Given data:
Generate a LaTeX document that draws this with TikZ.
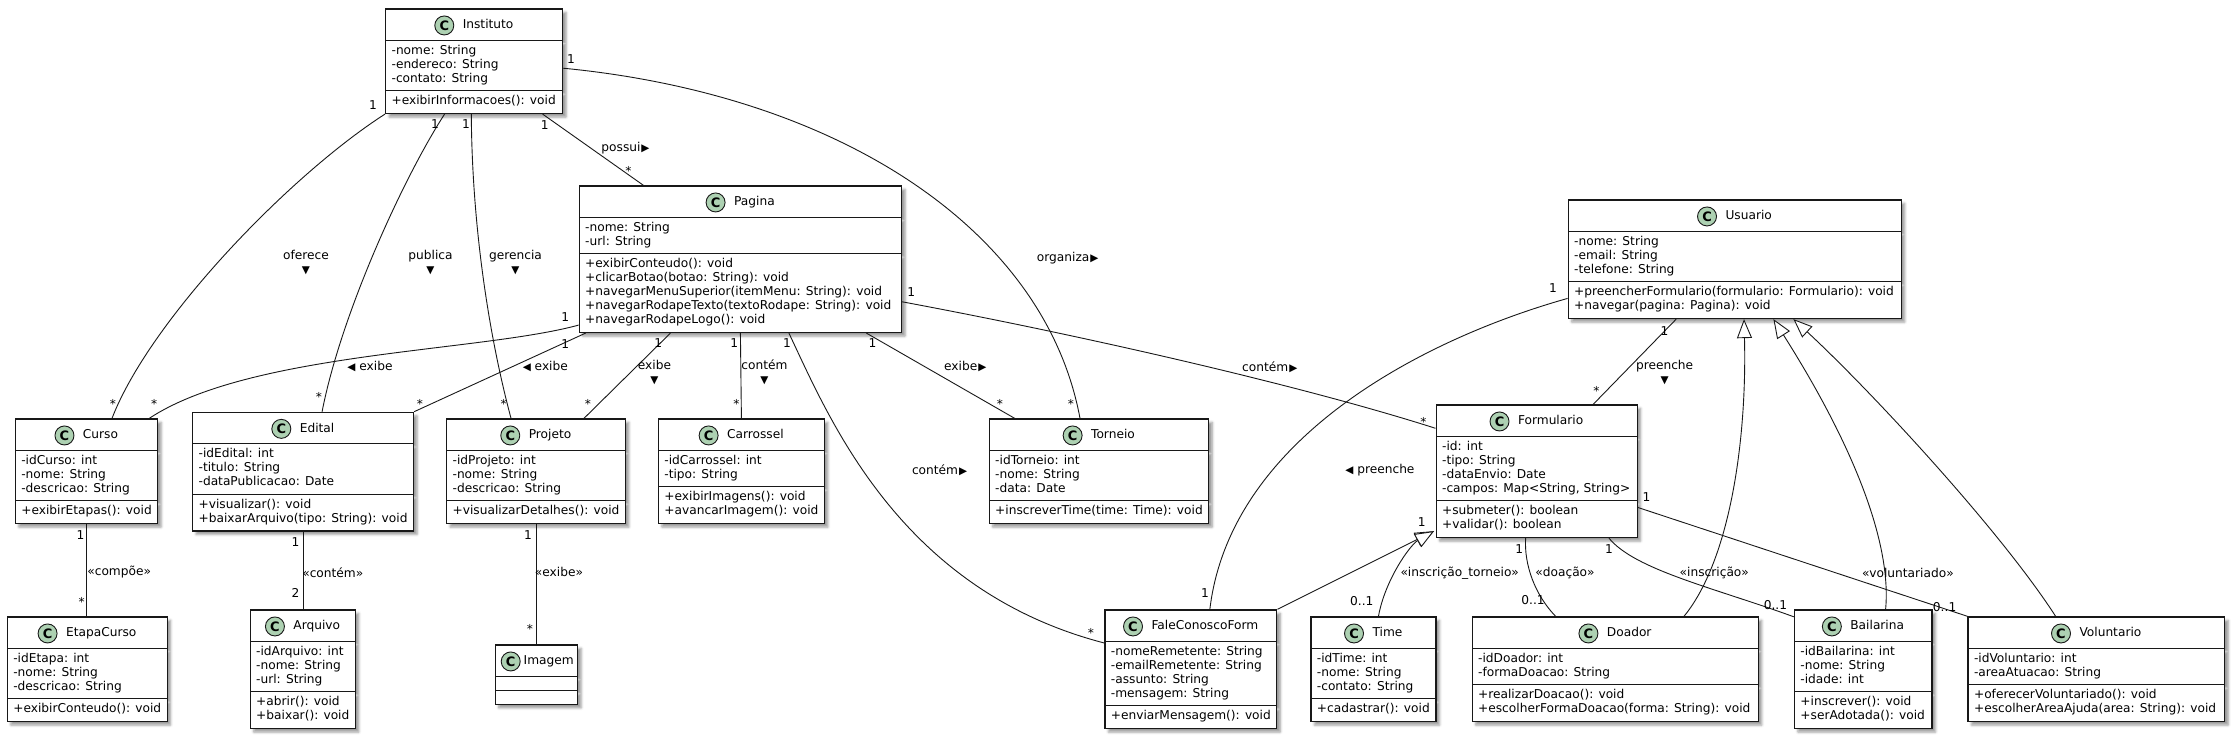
\documentclass[tikz,border=0pt]{standalone}
\usepackage{fontspec}
\setmainfont{DejaVu Sans}
\usetikzlibrary{shapes.multipart,arrows.meta,shadows.blur,calc}
\definecolor{iconfill}{HTML}{ADD1B2}
\definecolor{umlline}{HTML}{181818}
\newcommand\arR{\kern1pt\raisebox{0pt}{\fontsize{10.5}{10}\selectfont ▶}}
\newcommand\arL{\raisebox{0pt}{\fontsize{10.5}{10}\selectfont ◀}}
\newcommand\arD{{\fontsize{10.5}{10}\selectfont ▼}}
\newcommand\hdr[2][28pt]{\rule[-6.8pt]{0pt}{22.5pt}\hspace*{#1}#2}
\newcommand\umlclass[7]{%
  \node[classbox, minimum width=#4pt] (#1) at (#2,#3) {#5\nodepart{two}#6\nodepart{three}#7};
  \node[classicon] (#1-icon) at ([shift={(9.5pt,3.5pt)}]#1.text) {C};
}
\begin{document}
\begin{tikzpicture}[x=1pt,y=-1pt,
  classbox/.style={rectangle split, rectangle split parts=3,
    rectangle split part align={center,left,left},
    draw=umlline, line width=1.2pt, fill=white, align=left,
    inner xsep=6pt, inner ysep=3.75pt, anchor=north west,
    font=\fontsize{12.2}{14}\selectfont,
    blur shadow={shadow xshift=3.5pt, shadow yshift=-3.5pt, shadow blur radius=2.5pt, shadow opacity=40}},
  classicon/.style={circle, draw=umlline, line width=0.9pt, fill=iconfill,
    minimum size=19pt, inner sep=0pt, font=\fontsize{13}{14}\selectfont\bfseries},
  link/.style={draw=umlline, line width=0.9pt},
  inh/.style={link, -{Triangle[length=19pt, width=15pt, fill=white]}},
  lbl/.style={font=\fontsize{12.2}{14}\selectfont, inner sep=0pt, align=center},
]
\useasboundingbox (0,0) rectangle (2234,734);

% ---------------- classes ----------------
\umlclass{Instituto}{385}{8.3}{177}{\hdr{Instituto}}
 {\strut-nome: String\\\strut-endereco: String\\\strut-contato: String}
 {\strut+exibirInformacoes(): void}
\umlclass{Pagina}{578.6}{185.3}{322.4}{\hdr{Pagina}}
 {\strut-nome: String\\\strut-url: String}
 {\strut+exibirConteudo(): void\\\strut+clicarBotao(botao: String): void\\\strut+navegarMenuSuperior(itemMenu: String): void\\\strut+navegarRodapeTexto(textoRodape: String): void\\\strut+navegarRodapeLogo(): void}
\umlclass{Usuario}{1567.6}{199.3}{333}{\hdr{Usuario}}
 {\strut-nome: String\\\strut-email: String\\\strut-telefone: String}
 {\strut+preencherFormulario(formulario: Formulario): void\\\strut+navegar(pagina: Pagina): void}
\umlclass{Curso}{14.7}{418.3}{141.6}{\hdr{Curso}}
 {\strut-idCurso: int\\\strut-nome: String\\\strut-descricao: String}
 {\strut+exibirEtapas(): void}
\umlclass{Edital}{192}{411.7}{217}{\hdr{Edital}}
 {\strut-idEdital: int\\\strut-titulo: String\\\strut-dataPublicacao: Date}
 {\strut+visualizar(): void\\\strut+baixarArquivo(tipo: String): void}
\umlclass{Projeto}{446}{418.3}{176.3}{\hdr{Projeto}}
 {\strut-idProjeto: int\\\strut-nome: String\\\strut-descricao: String}
 {\strut+visualizarDetalhes(): void}
\umlclass{Carrossel}{657.8}{418.3}{163.4}{\hdr{Carrossel}}
 {\strut-idCarrossel: int\\\strut-tipo: String}
 {\strut+exibirImagens(): void\\\strut+avancarImagem(): void}
\umlclass{Torneio}{988.6}{418.3}{215.2}{\hdr{Torneio}}
 {\strut-idTorneio: int\\\strut-nome: String\\\strut-data: Date}
 {\strut+inscreverTime(time: Time): void}
\umlclass{Formulario}{1435.5}{404.3}{201}{\hdr{Formulario}}
 {\strut-id: int\\\strut-tipo: String\\\strut-dataEnvio: Date\\\strut-campos: Map<String, String>}
 {\strut+submeter(): boolean\\\strut+validar(): boolean}
\umlclass{EtapaCurso}{6.7}{616.3}{158.5}{\hdr{EtapaCurso}}
 {\strut-idEtapa: int\\\strut-nome: String\\\strut-descricao: String}
 {\strut+exibirConteudo(): void}
\umlclass{Arquivo}{249.6}{609.3}{102.6}{\hdr{Arquivo}}
 {\strut-idArquivo: int\\\strut-nome: String\\\strut-url: String}
 {\strut+abrir(): void\\\strut+baixar(): void}
\umlclass{Imagem}{494.6}{644.3}{78.6}{\hdr[22.5pt]{\makebox[48pt][l]{Imagem}}}
 {}
 {}
\umlclass{FaleConoscoForm}{1104.3}{609.3}{170.7}{\hdr{FaleConoscoForm}}
 {\strut-nomeRemetente: String\\\strut-emailRemetente: String\\\strut-assunto: String\\\strut-mensagem: String}
 {\strut+enviarMensagem(): void}
\umlclass{Time}{1310.3}{616.3}{125.1}{\hdr{Time}}
 {\strut-idTime: int\\\strut-nome: String\\\strut-contato: String}
 {\strut+cadastrar(): void}
\umlclass{Doador}{1471.5}{616.3}{286.2}{\hdr{Doador}}
 {\strut-idDoador: int\\\strut-formaDoacao: String}
 {\strut+realizarDoacao(): void\\\strut+escolherFormaDoacao(forma: String): void}
\umlclass{Bailarina}{1793.8}{609.3}{137.6}{\hdr{Bailarina}}
 {\strut-idBailarina: int\\\strut-nome: String\\\strut-idade: int}
 {\strut+inscrever(): void\\\strut+serAdotada(): void}
\umlclass{Voluntario}{1967.4}{616.3}{256.8}{\hdr{Voluntario}}
 {\strut-idVoluntario: int\\\strut-areaAtuacao: String}
 {\strut+oferecerVoluntariado(): void\\\strut+escolherAreaAjuda(area: String): void}

% ---------------- connectors ----------------
\draw[link] (Instituto.south west) .. controls (290,175) and (150,320) .. ([xshift=25.5pt]Curso.north);
\draw[link] ([xshift=-29.5pt]Instituto.south) .. controls (405,175) and (341.6,311.7) .. ([xshift=19pt]Edital.north);
\draw[link] ([xshift=-2.8pt]Instituto.south) .. controls (472,230) and (490,340) .. ([xshift=-25pt]Projeto.north);
\draw[link] ([xshift=68.5pt]Instituto.south) -- ([xshift=-97pt]Pagina.north);
\draw[link] ([yshift=-7pt]Instituto.east) .. controls (840,95) and (1045,230) .. ([xshift=-19pt]Torneio.north);
\draw[link] ([yshift=8pt]Pagina.south west) .. controls (480,352) and (250,352) .. ([xshift=-9pt]Curso.north east);
\draw[link] ([xshift=7pt]Pagina.south west) -- (Edital.north east);
\draw[link] ([xshift=-70pt]Pagina.south) -- ([xshift=48pt]Projeto.north);
\draw[link] (Pagina.south) -- (Carrossel.north);
\draw[link] ([xshift=48.5pt]Pagina.south) .. controls (830,420) and (900,590) .. ([yshift=-33.7pt]FaleConoscoForm.north west);
\draw[link] ([xshift=126pt]Pagina.south) -- ([xshift=26pt]Torneio.north west);
\draw[link] ([yshift=31.3pt]Pagina.south east) .. controls (1080,335) and (1300,385) .. ([yshift=-24pt]Formulario.north west);
\draw[link] ([xshift=-58.5pt]Usuario.south) -- ([xshift=56.6pt]Formulario.north);
\draw[link] ([yshift=20.7pt]Usuario.south west) .. controls (1420,340) and (1230,440) .. ([xshift=19pt]FaleConoscoForm.north);
\draw[inh] (FaleConoscoForm.north east) -- ([shift={(-1.5pt,7pt)}]Formulario.south west);
\draw[inh] ([xshift=5pt]Time.north) .. controls (1385,580) and (1410,545) .. ([shift={(-1.5pt,7pt)}]Formulario.south west);
\draw[link] ([xshift=-11pt]Formulario.south) .. controls (1524,565) and (1535,595) .. ([xshift=-59.6pt]Doador.north);
\draw[link] ([xshift=72.3pt]Formulario.south) .. controls (1635,570) and (1715,588) .. ([yshift=-7.5pt]Bailarina.north west);
\draw[link] ([yshift=30.7pt]Formulario.south east) -- (Voluntario.north west);
\draw[inh] ([xshift=68.8pt]Doador.north) .. controls (1730,560) and (1747,440) .. ([xshift=9.3pt]Usuario.south);
\draw[inh] ([xshift=22.4pt]Bailarina.north) .. controls (1892,540) and (1850,440) .. ([xshift=38.7pt]Usuario.south);
\draw[inh] ([xshift=-40.8pt]Voluntario.north) .. controls (2000,530) and (1870,390) .. ([xshift=58.7pt]Usuario.south);
\draw[link] (Curso.south) -- (Curso.south |- EtapaCurso.north);
\draw[link] (Edital.south) -- (Edital.south |- Arquivo.north);
\draw[link] (Projeto.south) -- (Projeto.south |- Imagem.north);

% ---------------- relation labels ----------------
\node[lbl] (t1) at (306,263) {oferece\\\arD};
\node[lbl] (t2) at (430.5,263) {publica\\\arD};
\node[lbl] (t3) at (515.5,263) {gerencia\\\arD};
\node[lbl] (t4) at (625.5,147.7) {possui\arR};
\node[lbl] (t5) at (1067.7,258.3) {organiza\arR};
\node[lbl] (t6) at (370,366.7) {\arL\ exibe};
\node[lbl] (t7) at (545.3,366.7) {\arL\ exibe};
\node[lbl] (t8) at (654.5,372.7) {exibe\\\arD};
\node[lbl] (t9) at (764.4,372.7) {contém\\\arD};
\node[lbl] (t10) at (965.2,366.7) {exibe\arR};
\node[lbl] (t11) at (939.6,470) {contém\arR};
\node[lbl] (t12) at (1269.8,367.3) {contém\arR};
\node[lbl] (t13) at (1664.6,372.7) {preenche\\\arD};
\node[lbl] (t14) at (1379.9,470) {\arL\ preenche};
\node[lbl] (t15) at (1459.7,572.7) {«inscrição\_torneio»};
\node[lbl] (t16) at (1565,572.7) {«doação»};
\node[lbl] (t17) at (1714.3,572.7) {«inscrição»};
\node[lbl] (t18) at (1907.9,572.7) {«voluntariado»};
\node[lbl] (t19) at (119.2,572.3) {«compõe»};
\node[lbl] (t20) at (332.8,572.3) {«contém»};
\node[lbl] (t21) at (559,572.3) {«exibe»};

% ---------------- multiplicities ----------------
\node[lbl] (m1) at (373,105) {1};
\node[lbl] (m2) at (435.1,124) {1};
\node[lbl] (m3) at (466.1,124) {1};
\node[lbl] (m4) at (544.8,125) {1};
\node[lbl] (m5) at (628.5,170.8) {*};
\node[lbl] (m6) at (571,59.3) {1};
\node[lbl] (m7) at (1071,404.2) {*};
\node[lbl] (m8) at (112.9,404.2) {*};
\node[lbl] (m9) at (154.2,404.2) {*};
\node[lbl] (m10) at (318.8,396.5) {*};
\node[lbl] (m11) at (419.8,404.2) {*};
\node[lbl] (m12) at (503.6,404.2) {*};
\node[lbl] (m13) at (565.3,317.3) {1};
\node[lbl] (m14) at (565.3,344.3) {1};
\node[lbl] (m15) at (658.3,343.3) {1};
\node[lbl] (m16) at (587.8,404.2) {*};
\node[lbl] (m17) at (734.2,343.3) {1};
\node[lbl] (m18) at (736.4,404.2) {*};
\node[lbl] (m19) at (786.9,343.3) {1};
\node[lbl] (m20) at (1091,632.5) {*};
\node[lbl] (m21) at (872.6,343.3) {1};
\node[lbl] (m22) at (999.8,404.2) {*};
\node[lbl] (m23) at (911.3,291.7) {1};
\node[lbl] (m24) at (1423.4,421.5) {*};
\node[lbl] (m25) at (1664.4,330.7) {1};
\node[lbl] (m26) at (1596.3,390.8) {*};
\node[lbl] (m27) at (1553,288.3) {1};
\node[lbl] (m28) at (1205,593.3) {1};
\node[lbl] (m29) at (1421.7,522.3) {1};
\node[lbl] (m30) at (1361.8,601) {0..1};
\node[lbl] (m31) at (1519.3,549.3) {1};
\node[lbl] (m32) at (1533,600) {0..1};
\node[lbl] (m33) at (1609,549.3) {1};
\node[lbl] (m34) at (1775.4,605) {0..1};
\node[lbl] (m35) at (1646.6,497.3) {1};
\node[lbl] (m36) at (1944.6,606.7) {0..1};
\node[lbl] (m37) at (80.4,535) {1};
\node[lbl] (m38) at (81.7,601.8) {*};
\node[lbl] (m39) at (295.5,542.3) {1};
\node[lbl] (m40) at (295.5,593.3) {2};
\node[lbl] (m41) at (528,535) {1};
\node[lbl] (m42) at (530,629.2) {*};
\end{tikzpicture}
\end{document}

Set problem: From the first line above down to the line with "(0,0) rectangle (2234,734);", reproduce every line and no others, omitting pictures.

Answer to the problem:
Generate a LaTeX document that draws this with TikZ.
\documentclass[tikz,border=0pt]{standalone}
\usepackage{fontspec}
\setmainfont{DejaVu Sans}
\usetikzlibrary{shapes.multipart,arrows.meta,shadows.blur,calc}
\definecolor{iconfill}{HTML}{ADD1B2}
\definecolor{umlline}{HTML}{181818}
\newcommand\arR{\kern1pt\raisebox{0pt}{\fontsize{10.5}{10}\selectfont ▶}}
\newcommand\arL{\raisebox{0pt}{\fontsize{10.5}{10}\selectfont ◀}}
\newcommand\arD{{\fontsize{10.5}{10}\selectfont ▼}}
\newcommand\hdr[2][28pt]{\rule[-6.8pt]{0pt}{22.5pt}\hspace*{#1}#2}
\newcommand\umlclass[7]{%
  \node[classbox, minimum width=#4pt] (#1) at (#2,#3) {#5\nodepart{two}#6\nodepart{three}#7};
  \node[classicon] (#1-icon) at ([shift={(9.5pt,3.5pt)}]#1.text) {C};
}
\begin{document}
\begin{tikzpicture}[x=1pt,y=-1pt,
  classbox/.style={rectangle split, rectangle split parts=3,
    rectangle split part align={center,left,left},
    draw=umlline, line width=1.2pt, fill=white, align=left,
    inner xsep=6pt, inner ysep=3.75pt, anchor=north west,
    font=\fontsize{12.2}{14}\selectfont,
    blur shadow={shadow xshift=3.5pt, shadow yshift=-3.5pt, shadow blur radius=2.5pt, shadow opacity=40}},
  classicon/.style={circle, draw=umlline, line width=0.9pt, fill=iconfill,
    minimum size=19pt, inner sep=0pt, font=\fontsize{13}{14}\selectfont\bfseries},
  link/.style={draw=umlline, line width=0.9pt},
  inh/.style={link, -{Triangle[length=19pt, width=15pt, fill=white]}},
  lbl/.style={font=\fontsize{12.2}{14}\selectfont, inner sep=0pt, align=center},
]
\useasboundingbox (0,0) rectangle (2234,734);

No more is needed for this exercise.